No Chile, o setor privado mais do que compensou a redução do investimento público, resultando em aumento do índice de investimento em infraestrutura de 3,1% do PIB nos anos 1980 para 5,2% entre 2000 e 2006.

Na Colômbia o investimento privado quintuplicou nos anos 1990. No Brasil, os investimentos privados têm crescido desde 2011, chegando a 63,3% do total em 2017, mas em níveis abaixo do necessário (1,02% do PIB), segundo Frischtak. Ele diz que não falta capital, mas a insegurança jurídica trava os investimentos privados.

“Decisões estapafúrdias do STF, até mesmo em outras áreas, aumentam a percepção do risco dos investidores em infraestrutura e, por consequência, o custo”, afirma. Outro ponto que impede que o país atinja o nível necessário de modernização é a imprevisibilidade regulatória.

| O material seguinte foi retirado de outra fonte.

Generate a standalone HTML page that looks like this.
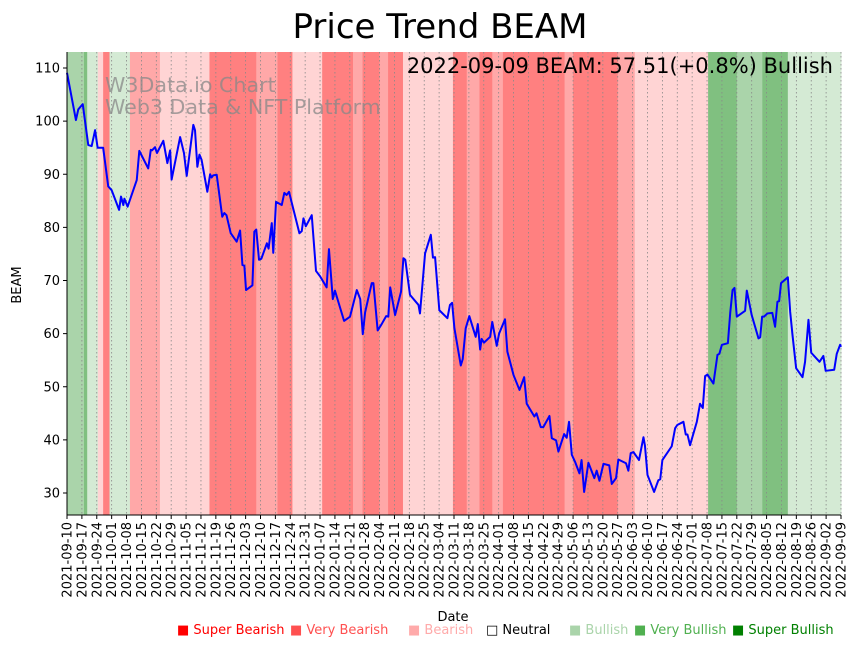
<!DOCTYPE html>
<html><head><meta charset="utf-8">
<style>
html,body{margin:0;padding:0;background:#fff;}
svg{display:block;font-family:"DejaVu Sans","Liberation Sans",sans-serif;}
</style></head>
<body>
<svg id="chart" width="857" height="646" viewBox="0 0 857 646" xmlns="http://www.w3.org/2000/svg">
  <g id="bands"></g>
  <g id="grid"></g>
  <g id="wm">
    <text x="105" y="92" font-size="20.6" fill="#888" fill-opacity="0.75">W3Data.io Chart</text>
    <text x="105" y="114" font-size="20.6" fill="#888" fill-opacity="0.75">Web3 Data &amp; NFT Platform</text>
  </g>
  <path id="line" fill="none" stroke="#0000ff" stroke-width="2" stroke-linejoin="round"/>
  <g id="axes"></g>
  <text x="440" y="38" font-size="34" text-anchor="middle">Price Trend BEAM</text>
  <text x="833" y="73" font-size="21" text-anchor="end">2022-09-09 BEAM: 57.51(+0.8%) Bullish</text>
  <text x="453" y="621" font-size="13" text-anchor="middle">Date</text>
  <text transform="translate(21,285) rotate(-90)" font-size="13" text-anchor="middle">BEAM</text>
  <g id="legend"></g>
</svg>
<script>
const priceDays=[0,4.2,5.3,7.4,10,11.6,13.2,14.4,17,19.4,21,24.5,25.4,26.5,27,28.5,32.8,34,38.2,39.4,40,41.4,42.3,45.3,47.2,48.5,49.2,53.2,55,56.3,59.4,60.2,61.3,62.3,63.3,66,67.3,68,68.8,70.4,73,74,75,77,79.8,81.4,82.5,83.4,84.2,87.2,88.1,89,90.3,91.4,94,94.8,96.3,97,98.3,101,102.2,103.3,104.4,109.3,110.4,111.2,112.3,115.1,117.1,119,122.1,123.2,125,126,130.3,133.1,136.3,137.9,139.1,140.2,143.3,144.1,146.1,148,150.1,151.1,152,154.3,157.1,158.2,159.1,161.3,165.3,166,168.4,171.1,172.1,173.1,175.1,178.9,180.1,181.1,182.2,185.2,186.1,187.5,189.2,192.2,193.2,194.3,195,196.1,199,200,202.1,203.2,206,207.1,210,212.8,215,216.2,219.8,220.8,222.8,224,226.9,228,230,231.1,233.8,235,236.1,237.4,238.9,241,242,243.2,245.2,248,249.1,250.4,252.3,255,256.2,258.2,259.3,262.9,264,265.1,266.4,269,271.1,271.8,273,276.1,278.1,279,280,284.4,286,287,289.9,291,291.8,293,296.2,297.7,299,300.1,301.2,304,305.9,306.8,308,310.8,311.9,313,313.9,315,318.9,319.7,322,325.2,326,326.9,327.8,329.4,331.7,333,334.1,334.9,335.8,339,340.1,341.2,342.9,345.9,347.1,348.7,350,353.9,355.7,356.8,360.8,362,363.6,364];
const priceValues=[109.1,100.2,102.2,103.2,95.5,95.3,98.3,95.0,95.0,87.7,87.0,83.3,85.8,84.2,85.4,83.9,88.9,94.4,91.1,94.6,94.5,95.1,94.0,96.3,92.1,94.5,89.0,97.0,94.0,89.7,99.3,98.3,91.4,93.7,92.7,86.7,90.0,89.4,89.8,89.9,82.0,82.7,82.3,78.9,77.3,79.4,72.9,72.8,68.2,69.1,79.2,79.6,73.9,74.1,77.0,76.0,80.8,75.2,84.8,84.2,86.5,86.1,86.7,78.9,79.3,81.7,80.2,82.3,71.8,70.8,68.7,75.9,66.5,68.1,62.4,63.2,68.2,66.5,59.9,64.0,69.5,69.5,60.6,61.8,63.3,63.2,68.7,63.5,67.9,74.2,73.9,67.3,65.4,63.8,75.1,78.6,74.3,74.4,64.4,62.9,65.4,65.8,61.0,54.0,55.2,61.0,63.3,59.4,61.8,57.0,59.0,58.3,59.4,62.2,57.7,60.0,62.7,56.6,52.2,49.4,51.8,46.8,44.4,45.0,42.4,42.4,44.5,40.3,39.9,37.8,41.1,40.4,43.4,37.2,35.9,33.7,36.2,30.2,35.7,32.8,34.2,32.3,35.5,35.2,31.7,32.8,36.3,35.6,34.2,37.5,37.7,36.2,40.5,38.9,33.4,30.2,32.4,32.6,36.2,38.8,42.2,42.8,43.4,41.0,41.0,39.0,43.4,46.8,46.0,52.0,52.3,50.6,56.0,56.2,57.9,58.2,63.9,68.2,68.6,63.2,64.3,68.1,63.5,59.1,59.3,63.2,63.2,63.8,63.9,61.3,66.0,66.1,69.5,70.6,64.1,59.7,53.5,51.8,54.7,62.6,56.4,54.7,55.8,53.0,53.2,56.2,57.9,57.51];
// sentiment bands: start day, end day, level (-3..3)
const bandStarts=[0,8,9.5,14.5,17,20,29.6,43.7,67,89,99,106,120,134.5,139,147,151,158,181.5,188,194,200,205,234,238,259,267,301.5,315,320,327,332,339];
const bandEnds=[8,9.5,14.5,17,20,29.6,43.7,67,89,99,106,120,134.5,139,147,151,158,181.5,188,194,200,205,234,238,259,267,301.5,315,320,327,332,339,364.5];
const bandLevels=[2,3,1,-1,-3,1,-2,-1,-3,-2,-3,-1,-3,-2,-3,-2,-3,-1,-3,-2,-3,-2,-3,-2,-3,-2,-1,3,2,2,3,3,1];
const yTicks=[30,40,50,60,70,80,90,100,110];
const legendLabels=["Super Bearish","Very Bearish","Bearish","Neutral","Bullish","Very Bullish","Super Bullish"];

const NS="http://www.w3.org/2000/svg";
const L=67,R=841,T=52,B=515;
const D0=Date.UTC(2021,8,10);
function xs(d){return L+d*(R-L)/364;}
function ys(v){return 493-(v-30)*(425/80);}
function mk(tag,attrs,parent){const e=document.createElementNS(NS,tag);for(const k in attrs)e.setAttribute(k,attrs[k]);parent.appendChild(e);return e;}
const bandColor={"-3":"#ff8080","-2":"#ffa8a8","-1":"#ffd4d4","0":"#ffffff","1":"#d4ead4","2":"#aad4aa","3":"#80c080"};

const bg=document.getElementById('bands');
for(let i=0;i<bandStarts.length;i++){
  const x0=xs(bandStarts[i]),x1=Math.min(R,xs(bandEnds[i]));
  const r=mk('rect',{x:x0,y:T,width:x1-x0+0.5,height:B-T,fill:bandColor[bandLevels[i]]},bg);
  
  
}
const grid=document.getElementById('grid');
const ax=document.getElementById('axes');
for(let k=0;k<=52;k++){
  const d=k*7,x=xs(d);
  const g=mk('line',{x1:x,x2:x,y1:T,y2:B,stroke:'#888','stroke-width':0.8,'stroke-dasharray':'1.5,2.5'},grid);
  
  
  mk('line',{x1:x,x2:x,y1:B,y2:B+4,stroke:'#000'},ax);
  const dt=new Date(D0+d*86400000);
  const s=dt.getUTCFullYear()+'-'+String(dt.getUTCMonth()+1).padStart(2,'0')+'-'+String(dt.getUTCDate()).padStart(2,'0');
  const t=mk('text',{transform:`translate(${x+4.5},${B+7}) rotate(-90)`,'font-size':13,'text-anchor':'end'},ax);
  t.textContent=s;
  
  
}
yTicks.forEach(v=>{
  const y=ys(v);
  mk('line',{x1:L-4,x2:L,y1:y,y2:y,stroke:'#000'},ax);
  const t=mk('text',{x:L-7,y:y+4.5,'font-size':13,'text-anchor':'end'},ax);
  t.textContent=v;
  
  
});
mk('line',{x1:L,x2:L,y1:T,y2:B,stroke:'#000'},ax);
mk('line',{x1:L,x2:R,y1:B,y2:B,stroke:'#000'},ax);

let dstr='';
for(let i=0;i<priceDays.length;i++){dstr+=(i?'L':'M')+xs(priceDays[i]).toFixed(2)+','+ys(priceValues[i]).toFixed(2);}
document.getElementById('line').setAttribute('d',dstr);

const lg=document.getElementById('legend');
const lgX=[177,290,408,486,569,634,732];
const lgCol=["#ff0000","#ff5050","#ffaaaa","#000000","#aad4aa","#50b050","#008000"];
legendLabels.forEach((lab,i)=>{
  const t=mk('text',{x:lgX[i],y:634,'font-size':13,fill:lgCol[i]},lg);
  t.textContent=(i===3?'\u25A1 ':'\u25A0 ')+lab;
  
  
});
</script>
</body></html>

“O grosso do risco brasileiro está associado ao Estado”, afirma ele. Segundo o Banco Mundial, o declínio do investimento em infraestrutura no Brasil afetou negativamente o crescimento econômico, e pode reduzi-lo ainda mais.

Desde 1980, o PIB real per capita cresceu, em média, somente 0,7%. Mesmo com a alta mais vigorosa propiciada pelo boom das commodities, a partir de 2003, o investimento em infraestrutura não se recuperou, e a lacuna resultante passou a ser vista cada vez mais como uma restrição a futuras perspectivas de crescimento.

Nos últimos dois anos, a infraestrutura no país encolheu o equivalente a cerca de R$ 40 bilhões porque o que foi investido não é suficiente para compensar a depreciação dos equipamentos já existentes.

“Não há uma estimativa exata da dimensão das necessidades de infraestrutura adicional no Brasil, mas todos os estudos existentes indicam uma lacuna considerável”, diz relatório do Banco Mundial, que sugere o nível de 4,25% do PIB até 2025 (mais da metade disso apenas para manutenção).

“Índices mais baixos de investimento em infraestrutura poderiam tornar até mesmo o crescimento histórico do PIB de 2% em algo insustentável, pois os ativos depreciam-se e a congestão do transporte aumenta.”

Se o Brasil quiser aumentar suas taxas de crescimento ou melhorar o acesso e a qualidade dos serviços de infraestrutura, serão necessários índices de investimento acima de 5% do PIB, segundo o banco.